Combat gear’s weight triggers injury spike
Filling units harder for Army; lighter load a goal
WASHINGTON – Carrying heavy combat loads is taking a quiet but serious toll on troops deployed to Iraq and Afghanistan, contributing to injuries that are sidelining them in growing numbers, according to senior military and defense officials.
Rising concern over the muscle and bone injuries – as well as the hindrance caused by the cumbersome gear as troops maneuver in Afghanistan’s mountains – prompted Army and Marine Corps leaders and commanders to launch initiatives last month that will introduce lighter equipment for some U.S. troops.
As the military prepares to significantly increase the number of troops in Afghanistan – including sending as many as 20,000 more Marines – fielding a new, lighter vest and helmet is a top priority, Marine Corps Commandant Gen. James Conway said recently. “We are going to have to lighten our load,” he said, after inspecting possible designs at Marine Corps Base Quantico in Virginia.
Army leaders and experts say the injuries – linked to the stress of bearing heavy loads during repeated 12- or 15-month combat tours – have increased the number of soldiers categorized as “non-deployable.” Army personnel reported 257,000 acute orthopedic injuries in 2007, up from 247,000 the previous year.
As injuries force more soldiers to stay home, the Army is having a harder time filling units for upcoming deployments to Afghanistan and Iraq, said Gen. Peter Chiarelli, the service’s vice chief of staff.
“There is no doubt that (in) our non-deployable rates, we’re seeing increase,” he said. “I don’t want to see it grow any more.”
The number of total non-deployables has risen by an estimated 2,000 to 3,000 since 2006, putting the current figure at about 20,000, according to Chiarelli. “That occurs when you run the force at the level we’re running it now,” he said.
“You can’t hump a rucksack at 8,000 to 11,000 feet for 15 months, even at a young age, and not have that have an impact on your body, and we are seeing an increase in muscular-skeletal issues,” Chiarelli told reporters last month.

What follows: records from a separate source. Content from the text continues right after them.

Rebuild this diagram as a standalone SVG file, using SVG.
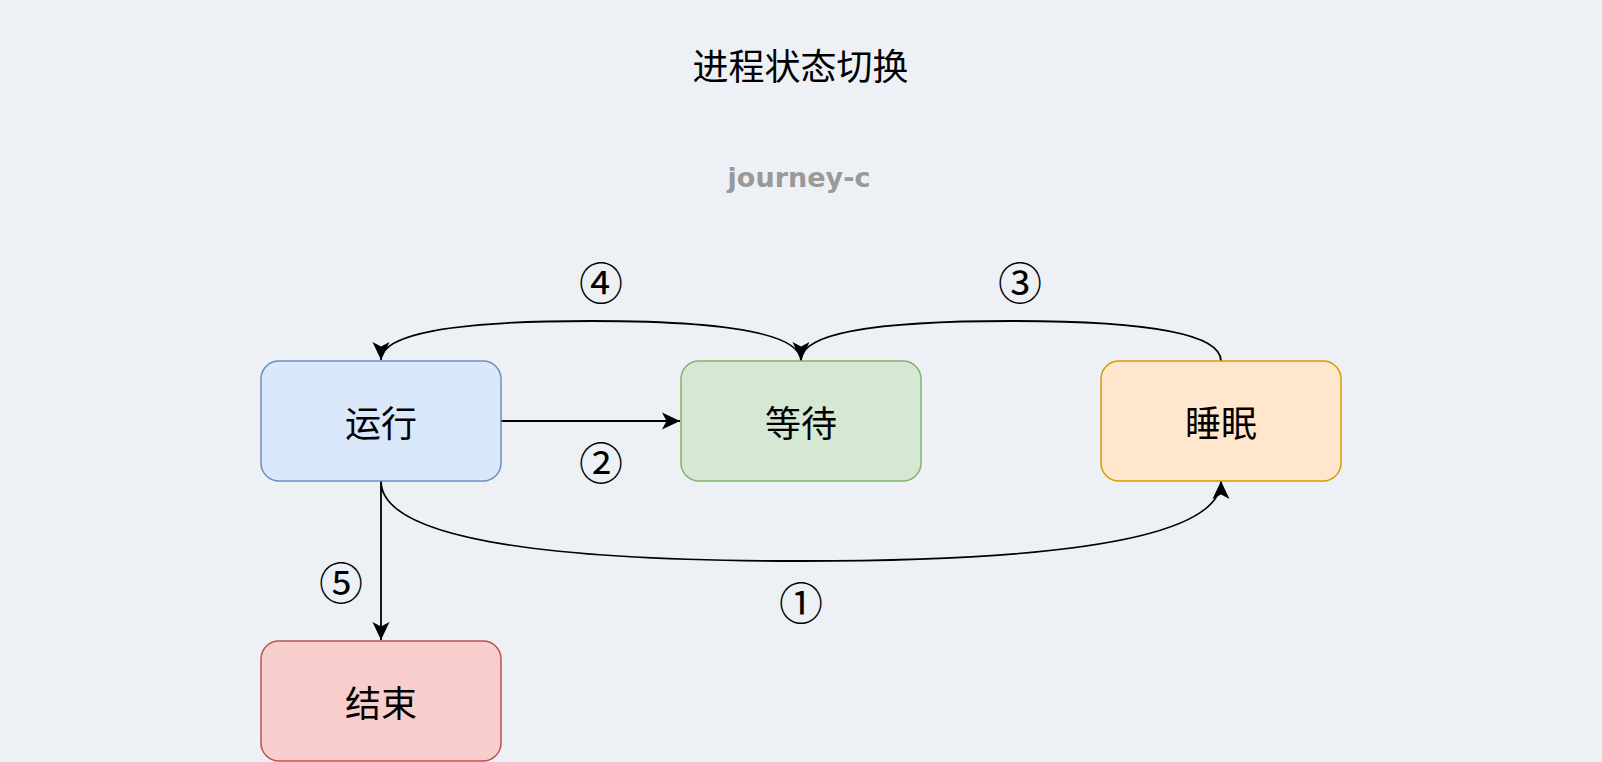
<svg xmlns="http://www.w3.org/2000/svg" width="1602" height="762" viewBox="0 0 1602 762">
  <defs>
    <style>
      .node rect { stroke-width: 1.5; }
      .label { font-family: "Noto Sans CJK SC", "Noto Sans", sans-serif; font-size: 36px; fill: #000000; text-anchor: middle; dominant-baseline: central; }
      .num { font-family: "Noto Sans CJK SC", "Noto Sans", sans-serif; font-size: 44px; fill: #000000; text-anchor: middle; dominant-baseline: central; }
      .edge { fill: none; stroke: #000000; stroke-width: 1.8; }
      .arrow { marker-end: url(#arr); }
    </style>
    <marker id="arr" markerWidth="20" markerHeight="20" refX="18" refY="8.5" orient="auto" markerUnits="userSpaceOnUse" overflow="visible">
      <path d="M0,0 L18,8.5 L0,17 L4.5,8.5 Z" fill="#000000" stroke="none"/>
    </marker>
  </defs>

  <rect x="0" y="0" width="1602" height="762" fill="#edf1f5"/>

  <g id="title">
    <text class="label" x="800.5" y="64">进程状态切换</text>
  </g>
  <g id="watermark">
    <text x="799" y="187" font-family="DejaVu Sans, sans-serif" font-size="27" font-weight="bold" fill="#999999" text-anchor="middle" textLength="143" lengthAdjust="spacing">journey-c</text>
  </g>

  <g id="connectors">
    <path id="edge1" class="edge arrow" d="M381,481 Q381,561 801,561 Q1221,561 1221,481"/>
    <path id="edge2" class="edge arrow" d="M501,421 L680,421"/>
    <path id="edge3" class="edge arrow" d="M1221,361 Q1221,321 1011,321 Q801,321 801,360"/>
    <path id="edge4" class="edge arrow" d="M801,361 Q801,321 591,321 Q381,321 381,360"/>
    <path id="edge5" class="edge arrow" d="M381,481 L381,640"/>
  </g>

  <g id="edge-labels">
    <text class="num" x="801" y="601">①</text>
    <text class="num" x="601" y="461">②</text>
    <text class="num" x="1020" y="281">③</text>
    <text class="num" x="601" y="281">④</text>
    <text class="num" x="341" y="581">⑤</text>
  </g>

  <g id="node-running" class="node">
    <rect x="261" y="361" width="240" height="120" rx="18" ry="18" fill="#dae8fc" stroke="#6c8ebf"/>
    <text class="label" x="381" y="421">运行</text>
  </g>
  <g id="node-waiting" class="node">
    <rect x="681" y="361" width="240" height="120" rx="18" ry="18" fill="#d5e8d4" stroke="#82b366"/>
    <text class="label" x="801" y="421">等待</text>
  </g>
  <g id="node-sleeping" class="node">
    <rect x="1101" y="361" width="240" height="120" rx="18" ry="18" fill="#ffe6cc" stroke="#d79b00"/>
    <text class="label" x="1221" y="421">睡眠</text>
  </g>
  <g id="node-end" class="node">
    <rect x="261" y="641" width="240" height="120" rx="18" ry="18" fill="#f8cecc" stroke="#b85450"/>
    <text class="label" x="381" y="701">结束</text>
  </g>
</svg>
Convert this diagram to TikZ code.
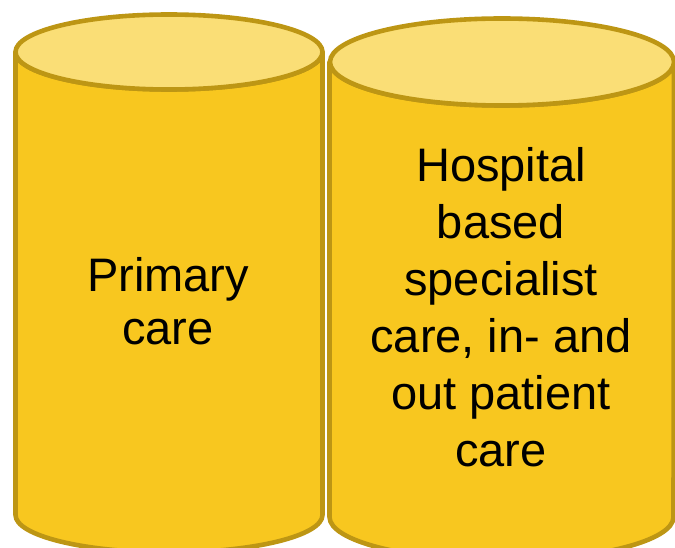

The top U.S. commander for eastern Afghanistan, where the bulk of U.S. troops in the country operate, has issued a formal request, known as an operational needs statement, for lighter body armor for troops there. The new equipment, called a “plate carrier,” would protect vital organs and weigh less than 20 pounds. It would not include additional pieces that troops currently use to shield sides, shoulders, arms, the groin and other areas – pieces that, with a helmet, weigh about 35 pounds.
The military has added to its protective gear in recent years to guard against improvised bombs and other threats common in Iraq and Afghanistan, but that has come with a trade-off, as soldiers and Marines routinely carry more than half their body weight into combat.
Individual Marine combat loads – including protective gear, weapons, ammunition, water, food and communications gear – range from 97 to 135 pounds, well over the recommended 50 pounds, a 2007 Navy study found.
In Afghanistan, soldiers routinely carry loads of 130 to 150 pounds for three-day missions, said Jim Stone, acting director of the soldier requirements division at the Army Infantry Center at Fort Benning, Ga. In Iraq, where patrols are more likely to use vehicles, loads range from 60 to nearly 100 pounds, he said.
“It’s like a horse: We can load you down, and you just don’t last as long,” Stone said.
Injuries – the bulk of them musculoskeletal – are the main cause of hospitalizations and outpatient visits for active-duty Army soldiers, leading to about 880,000 visits per year, according to Army data. The injuries include sprains, stress fractures, inflammation, and pain from repetitive use, and they are most common in the lower back, knees, ankles, shoulders and spine.